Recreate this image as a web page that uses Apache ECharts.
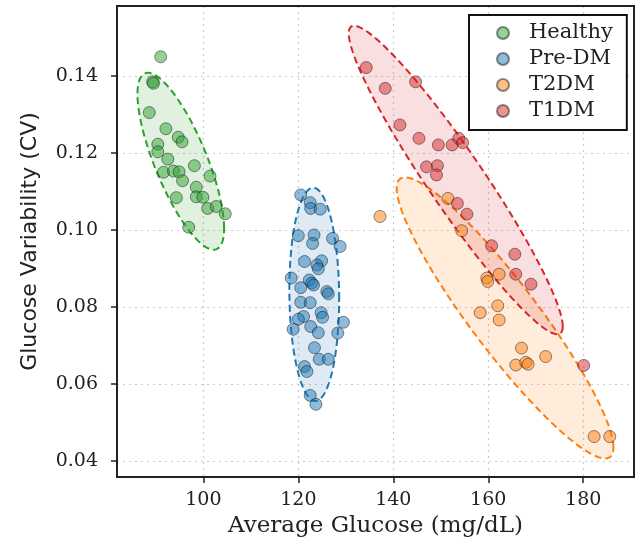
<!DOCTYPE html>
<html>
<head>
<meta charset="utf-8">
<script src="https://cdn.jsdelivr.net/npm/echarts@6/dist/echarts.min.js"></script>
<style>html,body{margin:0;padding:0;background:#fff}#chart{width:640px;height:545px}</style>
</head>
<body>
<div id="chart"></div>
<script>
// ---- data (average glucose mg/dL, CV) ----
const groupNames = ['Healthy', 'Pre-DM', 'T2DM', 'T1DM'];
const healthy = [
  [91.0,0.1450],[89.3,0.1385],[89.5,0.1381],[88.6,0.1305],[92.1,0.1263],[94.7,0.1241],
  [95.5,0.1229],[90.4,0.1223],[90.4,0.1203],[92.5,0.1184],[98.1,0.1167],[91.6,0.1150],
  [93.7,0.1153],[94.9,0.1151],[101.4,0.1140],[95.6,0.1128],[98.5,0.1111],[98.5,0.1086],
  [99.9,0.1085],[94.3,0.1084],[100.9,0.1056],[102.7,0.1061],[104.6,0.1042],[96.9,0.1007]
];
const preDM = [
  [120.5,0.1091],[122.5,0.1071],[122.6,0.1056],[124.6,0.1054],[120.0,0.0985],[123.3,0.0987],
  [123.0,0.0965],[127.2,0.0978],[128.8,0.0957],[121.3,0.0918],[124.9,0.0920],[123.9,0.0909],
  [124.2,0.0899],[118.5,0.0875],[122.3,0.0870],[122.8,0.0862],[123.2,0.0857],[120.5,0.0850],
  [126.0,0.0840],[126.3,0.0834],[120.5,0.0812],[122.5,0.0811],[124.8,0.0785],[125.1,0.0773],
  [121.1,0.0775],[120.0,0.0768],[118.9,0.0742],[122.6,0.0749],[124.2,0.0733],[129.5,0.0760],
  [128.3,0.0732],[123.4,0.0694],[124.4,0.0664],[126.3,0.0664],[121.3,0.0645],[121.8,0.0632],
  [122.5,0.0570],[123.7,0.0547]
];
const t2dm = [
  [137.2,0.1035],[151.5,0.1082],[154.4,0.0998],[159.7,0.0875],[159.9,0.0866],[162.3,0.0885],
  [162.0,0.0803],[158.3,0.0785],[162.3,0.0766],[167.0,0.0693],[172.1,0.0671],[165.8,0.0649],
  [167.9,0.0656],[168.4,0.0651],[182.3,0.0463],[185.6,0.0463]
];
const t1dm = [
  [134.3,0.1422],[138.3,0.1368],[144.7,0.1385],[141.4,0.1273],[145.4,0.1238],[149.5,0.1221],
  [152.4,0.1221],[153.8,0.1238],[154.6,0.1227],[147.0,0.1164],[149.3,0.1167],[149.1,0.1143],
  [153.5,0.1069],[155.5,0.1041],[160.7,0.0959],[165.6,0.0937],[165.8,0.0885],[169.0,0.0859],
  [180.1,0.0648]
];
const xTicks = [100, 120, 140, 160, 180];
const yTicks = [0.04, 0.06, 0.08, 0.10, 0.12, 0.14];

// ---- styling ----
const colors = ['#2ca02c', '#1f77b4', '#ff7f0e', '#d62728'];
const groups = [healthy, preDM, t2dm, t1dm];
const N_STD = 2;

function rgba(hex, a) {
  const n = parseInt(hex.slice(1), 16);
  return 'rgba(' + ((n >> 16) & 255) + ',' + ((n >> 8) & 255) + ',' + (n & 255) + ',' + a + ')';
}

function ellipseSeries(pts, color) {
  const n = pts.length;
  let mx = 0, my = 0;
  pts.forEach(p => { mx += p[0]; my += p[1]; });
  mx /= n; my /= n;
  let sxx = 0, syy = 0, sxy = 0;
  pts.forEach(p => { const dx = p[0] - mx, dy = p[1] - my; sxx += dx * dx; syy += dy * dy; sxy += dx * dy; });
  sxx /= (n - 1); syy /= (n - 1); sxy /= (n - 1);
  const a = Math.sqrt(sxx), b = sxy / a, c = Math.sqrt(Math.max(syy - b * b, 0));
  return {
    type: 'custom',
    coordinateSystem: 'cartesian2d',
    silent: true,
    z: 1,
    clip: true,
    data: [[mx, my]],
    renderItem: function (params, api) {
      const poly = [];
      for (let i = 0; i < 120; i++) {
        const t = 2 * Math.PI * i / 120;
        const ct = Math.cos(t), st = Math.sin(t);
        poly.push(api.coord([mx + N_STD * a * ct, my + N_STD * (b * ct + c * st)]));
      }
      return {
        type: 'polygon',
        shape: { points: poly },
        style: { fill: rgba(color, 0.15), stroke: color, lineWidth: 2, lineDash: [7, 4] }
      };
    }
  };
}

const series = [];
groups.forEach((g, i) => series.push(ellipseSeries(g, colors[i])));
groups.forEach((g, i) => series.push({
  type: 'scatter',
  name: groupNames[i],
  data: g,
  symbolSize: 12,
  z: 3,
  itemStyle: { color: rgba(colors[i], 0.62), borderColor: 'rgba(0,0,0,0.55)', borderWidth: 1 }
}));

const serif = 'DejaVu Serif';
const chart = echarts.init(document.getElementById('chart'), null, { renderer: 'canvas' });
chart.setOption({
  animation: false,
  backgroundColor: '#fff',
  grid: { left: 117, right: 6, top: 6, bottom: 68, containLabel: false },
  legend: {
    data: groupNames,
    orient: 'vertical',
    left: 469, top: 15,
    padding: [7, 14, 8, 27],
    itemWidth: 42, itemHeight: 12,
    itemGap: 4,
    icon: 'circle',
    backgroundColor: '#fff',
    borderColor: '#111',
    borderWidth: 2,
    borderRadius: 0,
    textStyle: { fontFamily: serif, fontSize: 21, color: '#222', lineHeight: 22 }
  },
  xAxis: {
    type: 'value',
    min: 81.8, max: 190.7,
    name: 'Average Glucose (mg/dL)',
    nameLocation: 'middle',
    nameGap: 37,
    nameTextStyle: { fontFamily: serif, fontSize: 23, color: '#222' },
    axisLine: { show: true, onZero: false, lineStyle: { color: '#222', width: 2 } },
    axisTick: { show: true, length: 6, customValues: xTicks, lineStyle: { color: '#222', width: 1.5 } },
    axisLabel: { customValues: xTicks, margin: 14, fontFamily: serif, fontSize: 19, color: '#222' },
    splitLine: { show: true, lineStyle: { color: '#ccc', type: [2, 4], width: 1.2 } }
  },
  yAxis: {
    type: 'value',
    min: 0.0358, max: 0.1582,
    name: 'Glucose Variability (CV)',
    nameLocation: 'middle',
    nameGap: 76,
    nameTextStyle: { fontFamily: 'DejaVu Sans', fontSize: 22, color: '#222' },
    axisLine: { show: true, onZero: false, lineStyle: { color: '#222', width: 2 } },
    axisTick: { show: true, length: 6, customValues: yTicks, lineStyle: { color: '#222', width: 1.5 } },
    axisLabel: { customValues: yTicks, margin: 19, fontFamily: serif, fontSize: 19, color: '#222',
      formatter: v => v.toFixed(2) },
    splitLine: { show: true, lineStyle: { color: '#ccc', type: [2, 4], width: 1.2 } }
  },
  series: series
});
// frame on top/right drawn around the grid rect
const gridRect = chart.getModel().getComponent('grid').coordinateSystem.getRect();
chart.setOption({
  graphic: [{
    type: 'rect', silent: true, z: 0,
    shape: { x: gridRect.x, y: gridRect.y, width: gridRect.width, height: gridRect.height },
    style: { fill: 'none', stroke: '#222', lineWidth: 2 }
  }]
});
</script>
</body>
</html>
┄┄┄┄┄┄┄┄┄┄
- [The exercise] Set the pictures aside and transcribe the data above exactly.

- [Full output]
Recreate this image as a web page that uses Apache ECharts.
<!DOCTYPE html>
<html>
<head>
<meta charset="utf-8">
<script src="https://cdn.jsdelivr.net/npm/echarts@6/dist/echarts.min.js"></script>
<style>html,body{margin:0;padding:0;background:#fff}#chart{width:640px;height:545px}</style>
</head>
<body>
<div id="chart"></div>
<script>
// ---- data (average glucose mg/dL, CV) ----
const groupNames = ['Healthy', 'Pre-DM', 'T2DM', 'T1DM'];
const healthy = [
  [91.0,0.1450],[89.3,0.1385],[89.5,0.1381],[88.6,0.1305],[92.1,0.1263],[94.7,0.1241],
  [95.5,0.1229],[90.4,0.1223],[90.4,0.1203],[92.5,0.1184],[98.1,0.1167],[91.6,0.1150],
  [93.7,0.1153],[94.9,0.1151],[101.4,0.1140],[95.6,0.1128],[98.5,0.1111],[98.5,0.1086],
  [99.9,0.1085],[94.3,0.1084],[100.9,0.1056],[102.7,0.1061],[104.6,0.1042],[96.9,0.1007]
];
const preDM = [
  [120.5,0.1091],[122.5,0.1071],[122.6,0.1056],[124.6,0.1054],[120.0,0.0985],[123.3,0.0987],
  [123.0,0.0965],[127.2,0.0978],[128.8,0.0957],[121.3,0.0918],[124.9,0.0920],[123.9,0.0909],
  [124.2,0.0899],[118.5,0.0875],[122.3,0.0870],[122.8,0.0862],[123.2,0.0857],[120.5,0.0850],
  [126.0,0.0840],[126.3,0.0834],[120.5,0.0812],[122.5,0.0811],[124.8,0.0785],[125.1,0.0773],
  [121.1,0.0775],[120.0,0.0768],[118.9,0.0742],[122.6,0.0749],[124.2,0.0733],[129.5,0.0760],
  [128.3,0.0732],[123.4,0.0694],[124.4,0.0664],[126.3,0.0664],[121.3,0.0645],[121.8,0.0632],
  [122.5,0.0570],[123.7,0.0547]
];
const t2dm = [
  [137.2,0.1035],[151.5,0.1082],[154.4,0.0998],[159.7,0.0875],[159.9,0.0866],[162.3,0.0885],
  [162.0,0.0803],[158.3,0.0785],[162.3,0.0766],[167.0,0.0693],[172.1,0.0671],[165.8,0.0649],
  [167.9,0.0656],[168.4,0.0651],[182.3,0.0463],[185.6,0.0463]
];
const t1dm = [
  [134.3,0.1422],[138.3,0.1368],[144.7,0.1385],[141.4,0.1273],[145.4,0.1238],[149.5,0.1221],
  [152.4,0.1221],[153.8,0.1238],[154.6,0.1227],[147.0,0.1164],[149.3,0.1167],[149.1,0.1143],
  [153.5,0.1069],[155.5,0.1041],[160.7,0.0959],[165.6,0.0937],[165.8,0.0885],[169.0,0.0859],
  [180.1,0.0648]
];
const xTicks = [100, 120, 140, 160, 180];
const yTicks = [0.04, 0.06, 0.08, 0.10, 0.12, 0.14];

// ---- styling ----
const colors = ['#2ca02c', '#1f77b4', '#ff7f0e', '#d62728'];
const groups = [healthy, preDM, t2dm, t1dm];
const N_STD = 2;

function rgba(hex, a) {
  const n = parseInt(hex.slice(1), 16);
  return 'rgba(' + ((n >> 16) & 255) + ',' + ((n >> 8) & 255) + ',' + (n & 255) + ',' + a + ')';
}

function ellipseSeries(pts, color) {
  const n = pts.length;
  let mx = 0, my = 0;
  pts.forEach(p => { mx += p[0]; my += p[1]; });
  mx /= n; my /= n;
  let sxx = 0, syy = 0, sxy = 0;
  pts.forEach(p => { const dx = p[0] - mx, dy = p[1] - my; sxx += dx * dx; syy += dy * dy; sxy += dx * dy; });
  sxx /= (n - 1); syy /= (n - 1); sxy /= (n - 1);
  const a = Math.sqrt(sxx), b = sxy / a, c = Math.sqrt(Math.max(syy - b * b, 0));
  return {
    type: 'custom',
    coordinateSystem: 'cartesian2d',
    silent: true,
    z: 1,
    clip: true,
    data: [[mx, my]],
    renderItem: function (params, api) {
      const poly = [];
      for (let i = 0; i < 120; i++) {
        const t = 2 * Math.PI * i / 120;
        const ct = Math.cos(t), st = Math.sin(t);
        poly.push(api.coord([mx + N_STD * a * ct, my + N_STD * (b * ct + c * st)]));
      }
      return {
        type: 'polygon',
        shape: { points: poly },
        style: { fill: rgba(color, 0.15), stroke: color, lineWidth: 2, lineDash: [7, 4] }
      };
    }
  };
}

const series = [];
groups.forEach((g, i) => series.push(ellipseSeries(g, colors[i])));
groups.forEach((g, i) => series.push({
  type: 'scatter',
  name: groupNames[i],
  data: g,
  symbolSize: 12,
  z: 3,
  itemStyle: { color: rgba(colors[i], 0.62), borderColor: 'rgba(0,0,0,0.55)', borderWidth: 1 }
}));

const serif = 'DejaVu Serif';
const chart = echarts.init(document.getElementById('chart'), null, { renderer: 'canvas' });
chart.setOption({
  animation: false,
  backgroundColor: '#fff',
  grid: { left: 117, right: 6, top: 6, bottom: 68, containLabel: false },
  legend: {
    data: groupNames,
    orient: 'vertical',
    left: 469, top: 15,
    padding: [7, 14, 8, 27],
    itemWidth: 42, itemHeight: 12,
    itemGap: 4,
    icon: 'circle',
    backgroundColor: '#fff',
    borderColor: '#111',
    borderWidth: 2,
    borderRadius: 0,
    textStyle: { fontFamily: serif, fontSize: 21, color: '#222', lineHeight: 22 }
  },
  xAxis: {
    type: 'value',
    min: 81.8, max: 190.7,
    name: 'Average Glucose (mg/dL)',
    nameLocation: 'middle',
    nameGap: 37,
    nameTextStyle: { fontFamily: serif, fontSize: 23, color: '#222' },
    axisLine: { show: true, onZero: false, lineStyle: { color: '#222', width: 2 } },
    axisTick: { show: true, length: 6, customValues: xTicks, lineStyle: { color: '#222', width: 1.5 } },
    axisLabel: { customValues: xTicks, margin: 14, fontFamily: serif, fontSize: 19, color: '#222' },
    splitLine: { show: true, lineStyle: { color: '#ccc', type: [2, 4], width: 1.2 } }
  },
  yAxis: {
    type: 'value',
    min: 0.0358, max: 0.1582,
    name: 'Glucose Variability (CV)',
    nameLocation: 'middle',
    nameGap: 76,
    nameTextStyle: { fontFamily: 'DejaVu Sans', fontSize: 22, color: '#222' },
    axisLine: { show: true, onZero: false, lineStyle: { color: '#222', width: 2 } },
    axisTick: { show: true, length: 6, customValues: yTicks, lineStyle: { color: '#222', width: 1.5 } },
    axisLabel: { customValues: yTicks, margin: 19, fontFamily: serif, fontSize: 19, color: '#222',
      formatter: v => v.toFixed(2) },
    splitLine: { show: true, lineStyle: { color: '#ccc', type: [2, 4], width: 1.2 } }
  },
  series: series
});
// frame on top/right drawn around the grid rect
const gridRect = chart.getModel().getComponent('grid').coordinateSystem.getRect();
chart.setOption({
  graphic: [{
    type: 'rect', silent: true, z: 0,
    shape: { x: gridRect.x, y: gridRect.y, width: gridRect.width, height: gridRect.height },
    style: { fill: 'none', stroke: '#222', lineWidth: 2 }
  }]
});
</script>
</body>
</html>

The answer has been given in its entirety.